How is a finite state machine used in artificial intelligence?

Finite state machines (FSMs), are computational models defined by a list of unique set states that can be only picked one by one. In a nutshell, FSMs are simple but elegant solutions to build AI where the machine can only be in one state at any time, and can only switch from one state to another through a transition when an input is received. The most traditional example is a traffic light, that transitions from green to yellow, and from yellow to red after a defined amount of time. In this case, the input is represented by time, but no real AI is involved since the device is completely passive. Only if the traffic light could react to passersby, then AI could be involved.

FSMs are broadly used in the video gaming industry for their inherent simplicity and predictability to support basic but functional AI. For example, they’re largely used in action and RPG games by non-playable characters (NPCs).
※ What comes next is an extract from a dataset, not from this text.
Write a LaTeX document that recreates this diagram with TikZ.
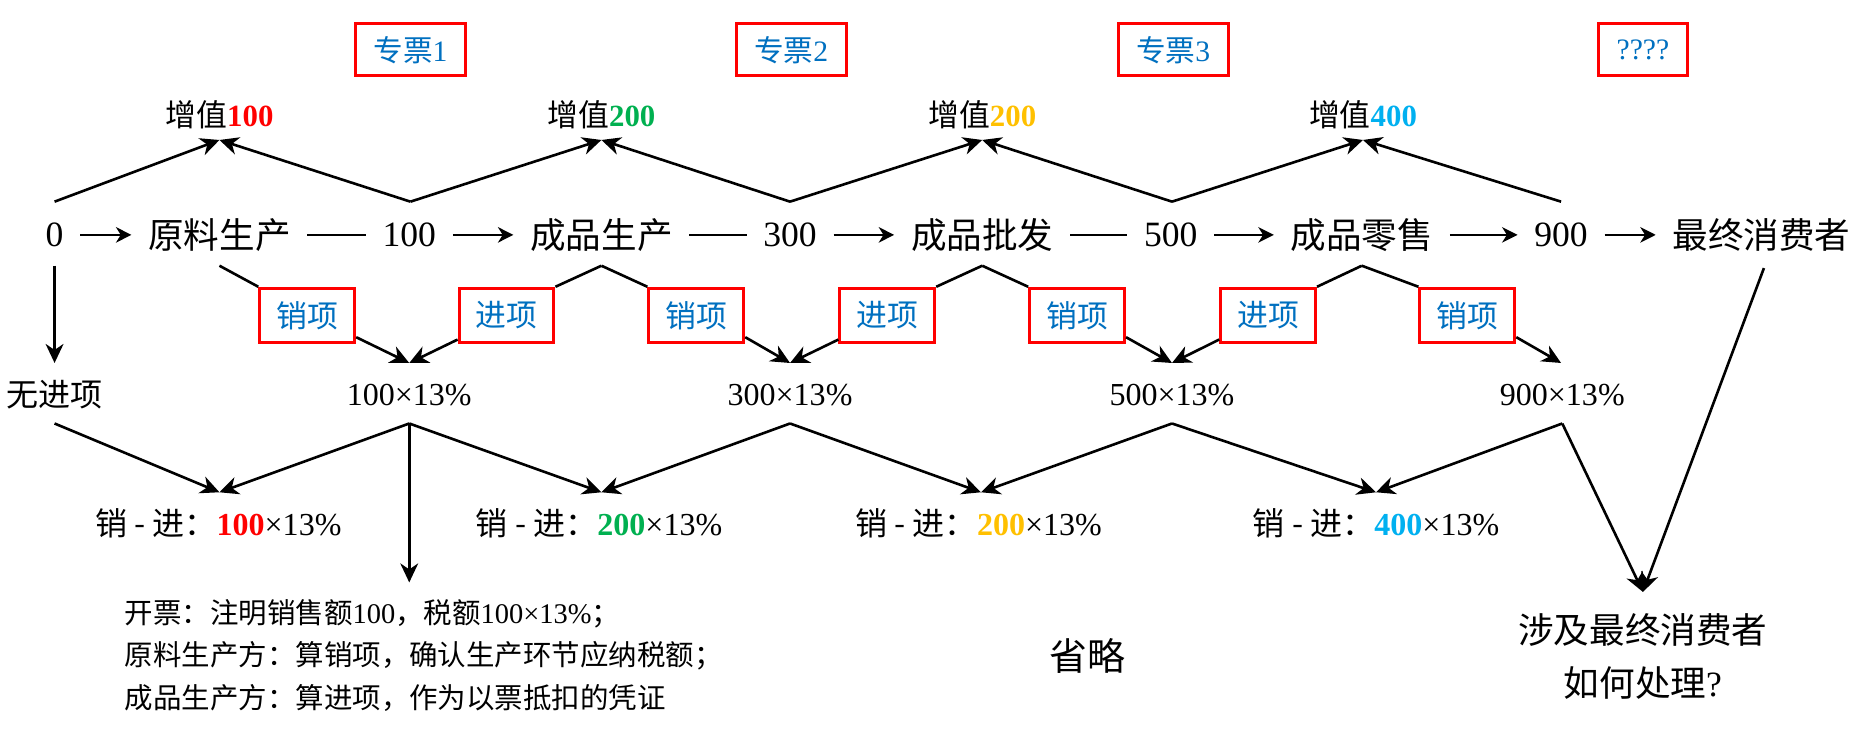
\documentclass[tikz,border=0pt]{standalone}
\usepackage{fontspec}
\setmainfont{Liberation Serif}
\newfontfamily\cjkf{Noto Sans CJK SC}
\usetikzlibrary{arrows.meta,calc}
\newcommand{\zh}[1]{{\cjkf #1}}
\newcommand{\setfs}[1]{\fontsize{#1}{#1}\selectfont}
\definecolor{boxred}{RGB}{255,0,0}
\definecolor{txtblue}{RGB}{0,112,192}
\definecolor{vred}{RGB}{255,0,0}
\definecolor{vgreen}{RGB}{0,176,80}
\definecolor{vyellow}{RGB}{255,192,0}
\definecolor{vcyan}{RGB}{0,176,240}
\begin{document}
\begin{tikzpicture}[x=1pt,y=-1pt,
  every node/.style={inner sep=0pt},
  mainf/.style={font=\setfs{30}},
  valf/.style={font=\setfs{26}},
  pctf/.style={font=\setfs{27}},
  topbox/.style={draw=boxred, line width=2.5pt, fill=white, minimum width=93pt, minimum height=44pt, text=txtblue, font=\setfs{25}},
  qbox/.style={topbox, minimum width=75pt},
  xbox/.style={draw=boxred, line width=2.5pt, fill=white, minimum width=80pt, minimum height=46pt, text=txtblue, font=\setfs{26}\cjkf},
  ln/.style={line width=2.2pt},
  arr/.style={line width=2.2pt, -{Stealth[length=16pt,width=15pt,inset=5pt]}},
  rowarr/.style={line width=2pt, -{Stealth[length=13pt,width=13pt,inset=4pt]}, shorten <=14pt, shorten >=14pt},
  rowln/.style={line width=2pt, shorten <=14pt, shorten >=14pt}]
\useasboundingbox (0,0) rectangle (1568,626);

% top boxes
\node[topbox] (z1) at (346,42) {\zh{专票}1};
\node[topbox] (z2) at (667,42) {\zh{专票}2};
\node[topbox] (z3) at (989,42) {\zh{专票}3};
\node[qbox] (z4) at (1385,42) {????};

% value-added labels
\node[valf] (v1) at (185,97) {\zh{增值}\textbf{\color{vred}100}};
\node[valf] (v2) at (507,97) {\zh{增值}\textbf{\color{vgreen}200}};
\node[valf] (v3) at (828,97) {\zh{增值}\textbf{\color{vyellow}200}};
\node[valf] (v4) at (1149,97) {\zh{增值}\textbf{\color{vcyan}400}};

% main row
\node[mainf] (n0) at (46,198) {0};
\node[mainf] (s1) at (185,198) {\zh{原料生产}};
\node[mainf] (n100) at (345,198) {100};
\node[mainf] (s2) at (507,198) {\zh{成品生产}};
\node[mainf] (n300) at (666,198) {300};
\node[mainf] (s3) at (828,198) {\zh{成品批发}};
\node[mainf] (n500) at (987,198) {500};
\node[mainf] (s4) at (1148,198) {\zh{成品零售}};
\node[mainf] (n900) at (1316,198) {900};
\node[mainf] (s5) at (1485,198) {\zh{最终消费者}};

\draw[rowarr] (n0) -- (s1);
\draw[rowln] (s1) -- (n100);
\draw[rowarr] (n100) -- (s2);
\draw[rowln] (s2) -- (n300);
\draw[rowarr] (n300) -- (s3);
\draw[rowln] (s3) -- (n500);
\draw[rowarr] (n500) -- (s4);
\draw[rowarr] (s4) -- (n900);
\draw[rowarr] (n900) -- (s5);

% junction points
\coordinate (n0u) at (46,170);
\coordinate (n100u) at (346,170);
\coordinate (n300u) at (666,170);
\coordinate (n500u) at (988,170);
\coordinate (n900u) at (1316,170);
\coordinate (v1in) at (185,118);
\coordinate (v2in) at (507,118);
\coordinate (v3in) at (828,118);
\coordinate (v4in) at (1149,118);

\draw[arr] (n0u) -- (v1in);
\draw[arr] (n100u) -- (v1in);
\draw[arr] (n100u) -- (v2in);
\draw[arr] (n300u) -- (v2in);
\draw[arr] (n300u) -- (v3in);
\draw[arr] (n500u) -- (v3in);
\draw[arr] (n500u) -- (v4in);
\draw[arr] (n900u) -- (v4in);

% sales / input boxes
\node[xbox] (xs1) at (259,266) {销项};
\node[xbox] (xj1) at (427,266) {进项};
\node[xbox] (xs2) at (587,266) {销项};
\node[xbox] (xj2) at (748,266) {进项};
\node[xbox] (xs3) at (908,266) {销项};
\node[xbox] (xj3) at (1069,266) {进项};
\node[xbox] (xs4) at (1237,266) {销项};

\coordinate (s1d) at (185,224);
\coordinate (s2d) at (507,224);
\coordinate (s3d) at (828,224);
\coordinate (s4d) at (1148,224);
\coordinate (s5d) at (1487,226);
\coordinate (n0d) at (46,224);

% tax nodes
\node[pctf] (w0) at (46,333) {\zh{无进项}};
\node[pctf] (p1) at (345,333) {100×13\%};
\node[pctf] (p2) at (666,333) {300×13\%};
\node[pctf] (p3) at (988,333) {500×13\%};
\node[pctf] (p4) at (1317,333) {900×13\%};

\coordinate (w0in) at (46,306);
\coordinate (p1in) at (345,306);
\coordinate (p2in) at (666,306);
\coordinate (p3in) at (988,306);
\coordinate (p4in) at (1316,306);

\draw[arr] (n0d) -- (w0in);
\draw[ln] (s1d) -- (xs1.north west);
\draw[arr] ([yshift=6pt]xs1.south east) -- (p1in);
\draw[ln] (s2d) -- (xj1.north east);
\draw[arr] ([yshift=4pt]xj1.south west) -- (p1in);
\draw[ln] (s2d) -- (xs2.north west);
\draw[arr] ([yshift=6pt]xs2.south east) -- (p2in);
\draw[ln] (s3d) -- (xj2.north east);
\draw[arr] ([yshift=4pt]xj2.south west) -- (p2in);
\draw[ln] (s3d) -- (xs3.north west);
\draw[arr] ([yshift=6pt]xs3.south east) -- (p3in);
\draw[ln] (s4d) -- (xj3.north east);
\draw[arr] ([yshift=4pt]xj3.south west) -- (p3in);
\draw[ln] (s4d) -- (xs4.north west);
\draw[arr] ([yshift=6pt]xs4.south east) -- (p4in);

% difference labels
\node[pctf] (m1) at (184,441) {\zh{销 - 进：}\textbf{\color{vred}100}×13\%};
\node[pctf] (m2) at (505,441) {\zh{销 - 进：}\textbf{\color{vgreen}200}×13\%};
\node[pctf] (m3) at (825,441) {\zh{销 - 进：}\textbf{\color{vyellow}200}×13\%};
\node[pctf] (m4) at (1160,441) {\zh{销 - 进：}\textbf{\color{vcyan}400}×13\%};

\coordinate (w0d) at (46,357);
\coordinate (p1d) at (345,357);
\coordinate (p2d) at (666,357);
\coordinate (p3d) at (988,357);
\coordinate (p4d) at (1317,357);
\coordinate (m1in) at (185,415);
\coordinate (m2in) at (507,415);
\coordinate (m3in) at (827,415);
\coordinate (m4in) at (1160,415);

\draw[arr] (w0d) -- (m1in);
\draw[arr] (p1d) -- (m1in);
\draw[arr] (p1d) -- (m2in);
\draw[arr] (p2d) -- (m2in);
\draw[arr] (p2d) -- (m3in);
\draw[arr] (p3d) -- (m3in);
\draw[arr] (p3d) -- (m4in);
\draw[arr] (p4d) -- (m4in);

% explanation text
\node[font=\setfs{24}, anchor=base west] (b1) at (105,526) {\zh{开票：注明销售额}100\zh{，税额}100×13\%\zh{；}};
\node[font=\setfs{24}, anchor=base west] (b2) at (105,561) {\zh{原料生产方：算销项，确认生产环节应纳税额；}};
\node[font=\setfs{24}, anchor=base west] (b3) at (105,597) {\zh{成品生产方：算进项，作为以票抵扣的凭证}};
\coordinate (b1in) at (345,491);
\draw[arr] (p1d) -- (b1in);

\node[font=\setfs{32}] (om) at (917,553) {\zh{省略}};

% final consumer
\node[font=\setfs{30}] (f1) at (1385,531) {\zh{涉及最终消费者}};
\node[font=\setfs{30}] (f2) at (1385,576) {\zh{如何处理}?};
\coordinate (f1in) at (1385,499);
\draw[arr] (p4d) -- (f1in);
\draw[arr] (s5d) -- (f1in);
\end{tikzpicture}
\end{document}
A relatively simple AI model is built so that a given NPC (usually a foe) can only select a particular behavior — say, attack, flee, defend, detect, etc. They can also be used for main characters, for example when the player gets a power-up or bonus, or to model UI and control schemes in platforming games (to set the crouched state or rapid-fire mode).

FSMs can be used to create realistic simulations of software architecture and communication protocols for cybersecurity purposes. FSM models of vulnerable operations are generated to understand all possible exploits, and let the AI find the best solutions to mitigate them. These simulations are used to test and evaluate security protocols, their robustness, and the security posture of a system. They can be later used to establish cybersecurity policies and best practices.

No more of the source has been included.